→ Work to complete:
In your copy, leave out the pictures; write out all the data exactly.

→ Given information:
[start]

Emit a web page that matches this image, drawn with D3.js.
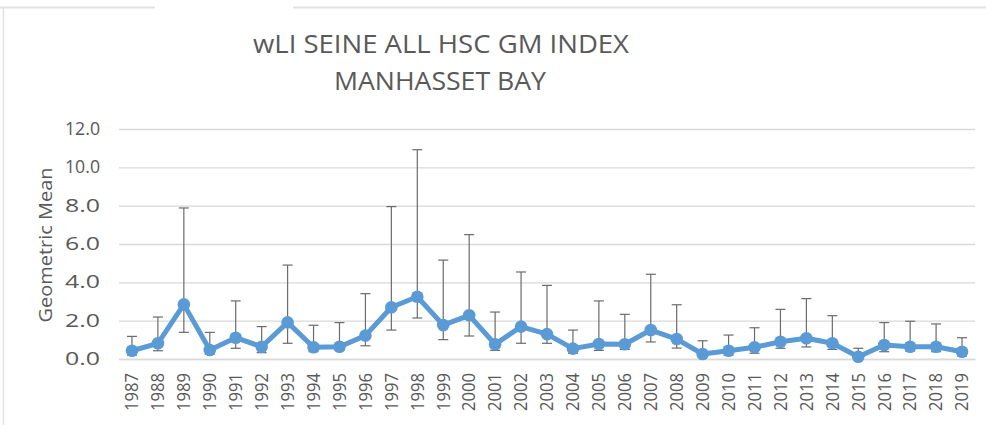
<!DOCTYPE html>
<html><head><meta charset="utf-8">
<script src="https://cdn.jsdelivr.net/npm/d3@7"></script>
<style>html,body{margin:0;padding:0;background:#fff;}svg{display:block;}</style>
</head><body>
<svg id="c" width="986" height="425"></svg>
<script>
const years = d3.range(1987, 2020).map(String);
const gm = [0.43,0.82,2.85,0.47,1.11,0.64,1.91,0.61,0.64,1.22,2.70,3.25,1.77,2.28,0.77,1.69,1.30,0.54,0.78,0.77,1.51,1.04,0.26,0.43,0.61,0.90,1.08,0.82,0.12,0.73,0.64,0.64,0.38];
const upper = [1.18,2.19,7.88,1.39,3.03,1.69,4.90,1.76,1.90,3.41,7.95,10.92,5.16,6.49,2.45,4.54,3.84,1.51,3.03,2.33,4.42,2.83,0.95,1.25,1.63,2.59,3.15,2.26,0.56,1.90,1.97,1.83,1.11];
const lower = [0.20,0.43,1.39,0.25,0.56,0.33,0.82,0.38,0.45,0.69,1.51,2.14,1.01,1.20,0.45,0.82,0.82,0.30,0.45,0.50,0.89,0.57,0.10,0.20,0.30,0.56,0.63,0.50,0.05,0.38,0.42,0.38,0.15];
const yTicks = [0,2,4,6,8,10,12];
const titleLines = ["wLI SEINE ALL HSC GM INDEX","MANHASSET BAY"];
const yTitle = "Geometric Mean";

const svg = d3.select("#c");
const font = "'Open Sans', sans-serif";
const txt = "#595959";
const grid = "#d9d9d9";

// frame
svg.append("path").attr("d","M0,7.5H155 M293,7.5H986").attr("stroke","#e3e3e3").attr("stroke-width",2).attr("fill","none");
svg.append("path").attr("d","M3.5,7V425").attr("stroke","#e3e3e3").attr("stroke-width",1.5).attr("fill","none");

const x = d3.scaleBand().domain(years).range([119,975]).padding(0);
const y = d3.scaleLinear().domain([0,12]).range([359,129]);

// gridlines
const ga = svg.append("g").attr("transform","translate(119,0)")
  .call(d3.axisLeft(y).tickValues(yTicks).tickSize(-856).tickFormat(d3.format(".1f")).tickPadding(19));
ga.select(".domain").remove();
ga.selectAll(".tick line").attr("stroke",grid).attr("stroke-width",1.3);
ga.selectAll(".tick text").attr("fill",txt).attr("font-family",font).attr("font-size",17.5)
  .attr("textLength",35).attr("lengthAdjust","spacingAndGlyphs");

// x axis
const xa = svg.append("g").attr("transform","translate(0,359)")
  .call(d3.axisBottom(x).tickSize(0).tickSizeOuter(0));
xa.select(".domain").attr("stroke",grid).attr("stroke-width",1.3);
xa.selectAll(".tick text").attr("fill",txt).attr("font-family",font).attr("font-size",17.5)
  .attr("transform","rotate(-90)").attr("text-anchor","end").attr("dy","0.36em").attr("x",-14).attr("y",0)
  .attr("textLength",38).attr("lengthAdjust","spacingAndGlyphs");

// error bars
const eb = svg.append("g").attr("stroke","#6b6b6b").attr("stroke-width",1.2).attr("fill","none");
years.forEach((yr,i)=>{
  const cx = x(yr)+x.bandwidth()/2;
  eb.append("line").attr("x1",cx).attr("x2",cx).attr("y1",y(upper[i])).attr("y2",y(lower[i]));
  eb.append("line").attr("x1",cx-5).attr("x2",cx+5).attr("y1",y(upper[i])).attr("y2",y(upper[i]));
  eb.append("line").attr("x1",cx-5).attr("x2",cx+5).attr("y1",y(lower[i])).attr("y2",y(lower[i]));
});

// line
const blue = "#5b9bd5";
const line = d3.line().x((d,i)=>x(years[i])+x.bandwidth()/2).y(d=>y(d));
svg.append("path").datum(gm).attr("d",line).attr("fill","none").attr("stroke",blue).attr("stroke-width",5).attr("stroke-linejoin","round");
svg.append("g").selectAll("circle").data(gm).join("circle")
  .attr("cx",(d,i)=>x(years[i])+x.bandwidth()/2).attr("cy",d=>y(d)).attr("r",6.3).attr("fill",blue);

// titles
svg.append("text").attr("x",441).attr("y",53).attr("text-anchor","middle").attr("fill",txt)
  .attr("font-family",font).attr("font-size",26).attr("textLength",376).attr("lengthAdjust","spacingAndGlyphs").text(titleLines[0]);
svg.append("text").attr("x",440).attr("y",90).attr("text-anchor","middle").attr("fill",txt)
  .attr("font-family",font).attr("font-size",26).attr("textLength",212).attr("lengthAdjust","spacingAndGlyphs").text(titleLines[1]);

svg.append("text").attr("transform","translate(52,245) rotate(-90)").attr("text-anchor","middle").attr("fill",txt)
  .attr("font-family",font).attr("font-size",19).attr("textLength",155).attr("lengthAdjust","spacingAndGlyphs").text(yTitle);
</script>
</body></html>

[end]

→ Task answer:
Emit a web page that matches this image, drawn with D3.js.
<!DOCTYPE html>
<html><head><meta charset="utf-8">
<script src="https://cdn.jsdelivr.net/npm/d3@7"></script>
<style>html,body{margin:0;padding:0;background:#fff;}svg{display:block;}</style>
</head><body>
<svg id="c" width="986" height="425"></svg>
<script>
const years = d3.range(1987, 2020).map(String);
const gm = [0.43,0.82,2.85,0.47,1.11,0.64,1.91,0.61,0.64,1.22,2.70,3.25,1.77,2.28,0.77,1.69,1.30,0.54,0.78,0.77,1.51,1.04,0.26,0.43,0.61,0.90,1.08,0.82,0.12,0.73,0.64,0.64,0.38];
const upper = [1.18,2.19,7.88,1.39,3.03,1.69,4.90,1.76,1.90,3.41,7.95,10.92,5.16,6.49,2.45,4.54,3.84,1.51,3.03,2.33,4.42,2.83,0.95,1.25,1.63,2.59,3.15,2.26,0.56,1.90,1.97,1.83,1.11];
const lower = [0.20,0.43,1.39,0.25,0.56,0.33,0.82,0.38,0.45,0.69,1.51,2.14,1.01,1.20,0.45,0.82,0.82,0.30,0.45,0.50,0.89,0.57,0.10,0.20,0.30,0.56,0.63,0.50,0.05,0.38,0.42,0.38,0.15];
const yTicks = [0,2,4,6,8,10,12];
const titleLines = ["wLI SEINE ALL HSC GM INDEX","MANHASSET BAY"];
const yTitle = "Geometric Mean";

const svg = d3.select("#c");
const font = "'Open Sans', sans-serif";
const txt = "#595959";
const grid = "#d9d9d9";

// frame
svg.append("path").attr("d","M0,7.5H155 M293,7.5H986").attr("stroke","#e3e3e3").attr("stroke-width",2).attr("fill","none");
svg.append("path").attr("d","M3.5,7V425").attr("stroke","#e3e3e3").attr("stroke-width",1.5).attr("fill","none");

const x = d3.scaleBand().domain(years).range([119,975]).padding(0);
const y = d3.scaleLinear().domain([0,12]).range([359,129]);

// gridlines
const ga = svg.append("g").attr("transform","translate(119,0)")
  .call(d3.axisLeft(y).tickValues(yTicks).tickSize(-856).tickFormat(d3.format(".1f")).tickPadding(19));
ga.select(".domain").remove();
ga.selectAll(".tick line").attr("stroke",grid).attr("stroke-width",1.3);
ga.selectAll(".tick text").attr("fill",txt).attr("font-family",font).attr("font-size",17.5)
  .attr("textLength",35).attr("lengthAdjust","spacingAndGlyphs");

// x axis
const xa = svg.append("g").attr("transform","translate(0,359)")
  .call(d3.axisBottom(x).tickSize(0).tickSizeOuter(0));
xa.select(".domain").attr("stroke",grid).attr("stroke-width",1.3);
xa.selectAll(".tick text").attr("fill",txt).attr("font-family",font).attr("font-size",17.5)
  .attr("transform","rotate(-90)").attr("text-anchor","end").attr("dy","0.36em").attr("x",-14).attr("y",0)
  .attr("textLength",38).attr("lengthAdjust","spacingAndGlyphs");

// error bars
const eb = svg.append("g").attr("stroke","#6b6b6b").attr("stroke-width",1.2).attr("fill","none");
years.forEach((yr,i)=>{
  const cx = x(yr)+x.bandwidth()/2;
  eb.append("line").attr("x1",cx).attr("x2",cx).attr("y1",y(upper[i])).attr("y2",y(lower[i]));
  eb.append("line").attr("x1",cx-5).attr("x2",cx+5).attr("y1",y(upper[i])).attr("y2",y(upper[i]));
  eb.append("line").attr("x1",cx-5).attr("x2",cx+5).attr("y1",y(lower[i])).attr("y2",y(lower[i]));
});

// line
const blue = "#5b9bd5";
const line = d3.line().x((d,i)=>x(years[i])+x.bandwidth()/2).y(d=>y(d));
svg.append("path").datum(gm).attr("d",line).attr("fill","none").attr("stroke",blue).attr("stroke-width",5).attr("stroke-linejoin","round");
svg.append("g").selectAll("circle").data(gm).join("circle")
  .attr("cx",(d,i)=>x(years[i])+x.bandwidth()/2).attr("cy",d=>y(d)).attr("r",6.3).attr("fill",blue);

// titles
svg.append("text").attr("x",441).attr("y",53).attr("text-anchor","middle").attr("fill",txt)
  .attr("font-family",font).attr("font-size",26).attr("textLength",376).attr("lengthAdjust","spacingAndGlyphs").text(titleLines[0]);
svg.append("text").attr("x",440).attr("y",90).attr("text-anchor","middle").attr("fill",txt)
  .attr("font-family",font).attr("font-size",26).attr("textLength",212).attr("lengthAdjust","spacingAndGlyphs").text(titleLines[1]);

svg.append("text").attr("transform","translate(52,245) rotate(-90)").attr("text-anchor","middle").attr("fill",txt)
  .attr("font-family",font).attr("font-size",19).attr("textLength",155).attr("lengthAdjust","spacingAndGlyphs").text(yTitle);
</script>
</body></html>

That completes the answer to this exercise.